On demand expectation from its customers: “Deliveries from Asia to our customers are expected to get closer to a normal size and normal frequency by the end of this quarter,” Schmitt said. “That’s not what every single one of them is saying but if you had to get a mean, or expected midpoint, that’s what we’re hearing from the vast majority of them.”

Table: Forward’s key performance indicators

Consolidated revenue of $427 million was down 9% y/y in the first quarter and worse than management’s flattish guidance (down 4% to up 2%).

Revenue in the expedited freight segment, which includes less-than-truckload, truckload and final mile, fell 10% y/y to $339 million.

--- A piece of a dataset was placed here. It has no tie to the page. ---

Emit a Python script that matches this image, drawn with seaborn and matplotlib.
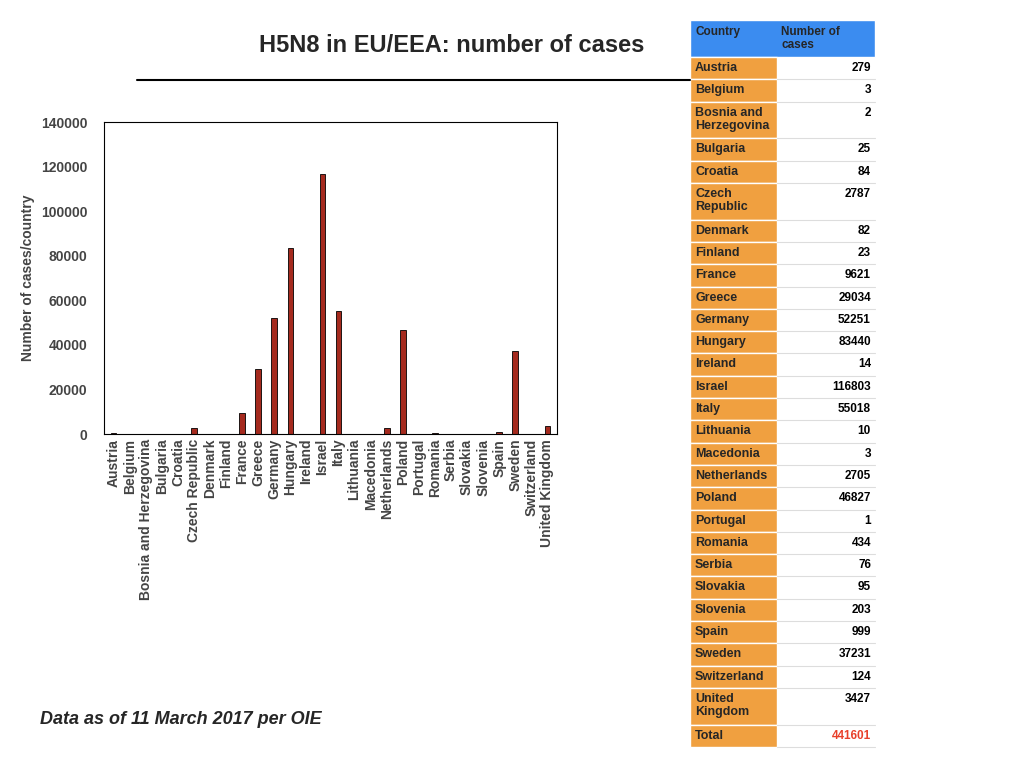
import matplotlib
matplotlib.use('Agg')
import matplotlib.pyplot as plt
import seaborn as sns
import pandas as pd
from matplotlib.patches import Rectangle
from matplotlib.lines import Line2D

countries = ['Austria', 'Belgium', 'Bosnia and Herzegovina', 'Bulgaria', 'Croatia', 'Czech Republic',
             'Denmark', 'Finland', 'France', 'Greece', 'Germany', 'Hungary', 'Ireland', 'Israel',
             'Italy', 'Lithuania', 'Macedonia', 'Netherlands', 'Poland', 'Portugal', 'Romania',
             'Serbia', 'Slovakia', 'Slovenia', 'Spain', 'Sweden', 'Switzerland', 'United Kingdom']
table_names = ['Austria', 'Belgium', 'Bosnia and\nHerzegovina', 'Bulgaria', 'Croatia', 'Czech\nRepublic',
               'Denmark', 'Finland', 'France', 'Greece', 'Germany', 'Hungary', 'Ireland', 'Israel',
               'Italy', 'Lithuania', 'Macedonia', 'Netherlands', 'Poland', 'Portugal', 'Romania',
               'Serbia', 'Slovakia', 'Slovenia', 'Spain', 'Sweden', 'Switzerland', 'United\nKingdom']
cases = [279, 3, 2, 25, 84, 2787, 82, 23, 9621, 29034, 52251, 83440, 14, 116803,
         55018, 10, 3, 2705, 46827, 1, 434, 76, 95, 203, 999, 37231, 124, 3427]
total = 441601

sns.set_style('white')
plt.rcParams['font.family'] = ['Liberation Sans', 'DejaVu Sans']

W, H = 1024, 768
fig = plt.figure(figsize=(10.24, 7.68), dpi=100)
ax = fig.add_axes([104 / W, 1 - 434 / H, (557 - 104) / W, (434 - 122) / H])

df = pd.DataFrame({'country': countries, 'cases': cases})
sns.barplot(x='country', y='cases', data=df, color='#a52a1e', edgecolor='black',
            linewidth=0.6, width=0.35, ax=ax, saturation=1)
ax.set_ylim(0, 140000)
ax.set_yticks(range(0, 140001, 20000))
ax.set_xlabel('')
ax.set_ylabel('Number of cases/country', fontsize=10, fontweight='bold', color='#444444')
for s in ax.spines.values():
    s.set_color('black')
    s.set_linewidth(0.8)
ax.tick_params(axis='x', labelrotation=90, labelsize=10, colors='#444444', length=0)
ax.tick_params(axis='y', labelsize=10, colors='#444444', length=0, pad=12)
for t in ax.get_xticklabels() + ax.get_yticklabels():
    t.set_fontweight('bold')
ax.set_xlim(-0.6, len(countries) - 0.4)

# title, rule and footnote
fig.text(452 / W, 1 - 46 / H, 'H5N8 in EU/EEA: number of cases', ha='center', va='center',
         fontsize=17, fontweight='bold')
fig.add_artist(Line2D([137 / W, 690 / W], [1 - 80 / H, 1 - 80 / H], color='black', linewidth=1.5))
fig.text(40 / W, 1 - 720 / H, 'Data as of 11 March 2017 per OIE', ha='left', va='center',
         fontsize=13, fontweight='bold', fontstyle='italic')

# table
x0, x1, x2 = 690, 777, 875
def rect(x, y, w, h, fc):
    fig.add_artist(Rectangle((x / W, 1 - (y + h) / H), w / W, h / H, facecolor=fc,
                             edgecolor='white', linewidth=1, transform=fig.transFigure))

rect(x0, 20, x2 - x0, 37, '#3b8cf0')
fig.text((x0 + 5) / W, 1 - 26 / H, 'Country', fontsize=8.5, fontweight='bold', va='top')
fig.text((x1 + 4) / W, 1 - 26 / H, 'Number of\ncases', fontsize=8.5, fontweight='bold', va='top',
         linespacing=1.1)
y = 57
rows = list(zip(table_names, cases)) + [('Total', total)]
for name, val in rows:
    h = 36.7 if '\n' in name else 22.3
    rect(x0, y, x1 - x0, h, '#f0a040')
    fig.add_artist(Line2D([x1 / W, x2 / W], [1 - (y + h) / H] * 2, color='#dddddd', linewidth=0.8))
    fig.text((x0 + 5) / W, 1 - (y + 5) / H, name, fontsize=9, fontweight='bold', va='top',
             linespacing=1.1)
    fig.text((x2 - 4) / W, 1 - (y + 5) / H, str(val), fontsize=8.5, fontweight='bold', va='top',
             ha='right', color='#e8402a' if name == 'Total' else 'black')
    y += h

plt.savefig('out.png', dpi=100)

Tonnage per day was down 12%, the combination of an 8% decline in shipments and a 4% decline in weight per shipment. Revenue per hundredweight, or yield, was down 1% excluding fuel surcharges with revenue per shipment (excluding fuel) down 5%.

Shipments in the quarter were fewer and lighter than a year ago. The number of “pieces” in each shipment was down 16% y/y. Overall shipment weights were also lighter due to fewer pieces. Weight per piece, however, was up 12.7% y/y.

The tonnage declines have eased from the start of the year. January tonnage was down 16% y/y, February was down 9% and March was off 11%. Tonnage was down 8% in April but only 5% lower in the most recent weeks, which could be “the beginnings of an improving freight environment.”

The per-hundredweight yield calculation benefited from lower shipment weights but was dragged down by a 6.7% decline in length of haul. Schmitt contended the company is pricing its freight appropriately, pointing to revenue per ton mile excluding fuel surcharges, which was up between 2.5% and 4% y/y.

“Revenue per ton mile (ex-fuel) in my mind is pound for pound the best metric for what we get paid for, for the same effort expended. … We’re getting paid more for the same work that we did a year ago,” Schmitt said.

The expedited unit recorded 290 basis points of operating margin decline to 9.7%.

All expense lines increased as a percentage of revenue except purchased transportation, which was down 430 bps y/y. Forward has been actively reducing the number of miles third-party providers execute. Third-party linehaul miles were down to 5% of the total in the quarter compared to 25% a year ago.

Schmitt said the first quarter was likely the bottom of this freight cycle and indicated some conservatism in the company’s new full-year outlook.

“I don’t want to overestimate and then disappoint,” Schmitt said. “I do see real improvements. … I expect the odds of us beating what we put out to be better than missing it.”

Intermodal revenue dipped 3% y/y to $88 million with shipments off 18% and revenue per shipment up 24%. The operating margin improved 40 bps to 12.7%.

Forward’s second-quarter guidance calls for revenue to decline between 7% and 17% y/y, implying $453 million at the midpoint of the range, which was lower than the $481 million consensus estimate. It expects EPS of $1.28 to $1.32 versus consensus at $1.65.

Excluding the accrual benefit in the first quarter, the midpoint of the second-quarter EPS range is 15% higher sequentially.